The Deepest Canyon in the World

Colca Canyon is said to be the world’s deepest canyon. I had never even heard of it before entering Peru, but apparently more 120,000 tourists visit this canyon each year. Reaching a maximum depth of 13,650ft, it is roughly twice as deep as the Grand Canyon, so when I was presented with the opportunity to hike to the bottom, I jumped at it…obviously.


Guided treks are somewhat of a new concept for me. This is the first time I have been alone wanting to go for an overnight hike, and the thought of being solo on the trail for days did not sound appealing. I didn’t need to do this hike guided, but I decided to book the 2-day trek for the ease and comfort of being in a group. (Tip: The more standard trek offer is for 3 days, but you really only need two – unless you have time to kill and a very good book to finish). So there I was at 3am, waiting for a bus to bring me to the deepest canyon in the world.

Around 7 in the morning, we stopped to have a typical South American breakfast of bread and jam before driving another hour to our trailhead. Along the way we stopped again to watch the Andean Condors (huge birds) swoop over head and down into the canyon valley. 

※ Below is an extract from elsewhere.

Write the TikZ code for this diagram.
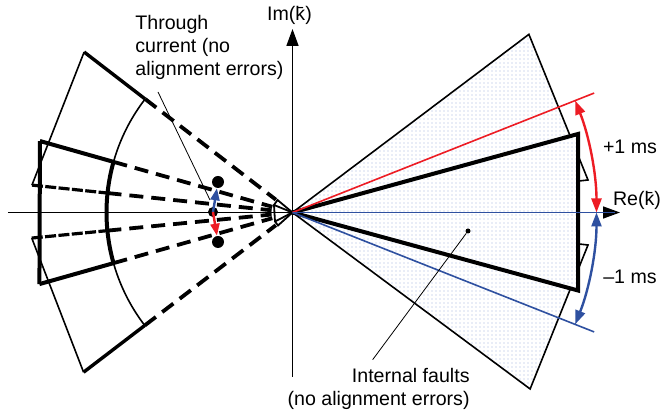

Unfortunately, I don’t have much to say about the hiking of Colca Canyon. It was hot, dry and dusty. First we went down, then across through some villages, then switch-backed our way up the next day. Going back up was definitely the hard part and harder than the Inca Trail I hear, thank god. — Another amazing thing about South America is that almost anytime you find yourself thinking, “man, I could really go for a banana or some chocolate right now,” there is a little Cholita on street selling chocolate and bananas. — They didn’t give us breakfast before our 5am 4,000 foot ascent, so when I reached the crest of the canyon at 7:15 and saw a Cholita sitting at the top with a spread of cookies and fruit, I could have cried for joy.
What I will remember about this trek, however, is the Oasis. See that patch of green in the desert? That’s the Oasis. A small collection of mini resorts along the Colca River, complete with pool, bar and volleyball court. Completely random, but completely brilliant. After eight hours of tiresome hiking and inhaling enough dust to lose a lung, arriving at the Oasis felt like a miracle. A dip in the pool and a couple of rum drinks later, we were all feeling good after the long strenuous day in the canyon.
The hike ended the second morning with a stroll through some terraced corn fields, up to the town of Cabanacolca. There we had a proper breakfast (bread, jam and eggs), before carrying on to the hot springs, where we were given an hour to jump between five different naturally heated pools, each piping hot to a different degree.


Getting back on our bus, I was sore from the hike, but relaxed from the pools. When we arrived into Arequipa, I said goodbye to the friends I had made on the hike and quickly re-packed my bags. By 7pm that night I was headed for the coast. With some pampering by the nicest bus service I have ever experienced, Cruz del Sur, I was finally on my way to Paracas.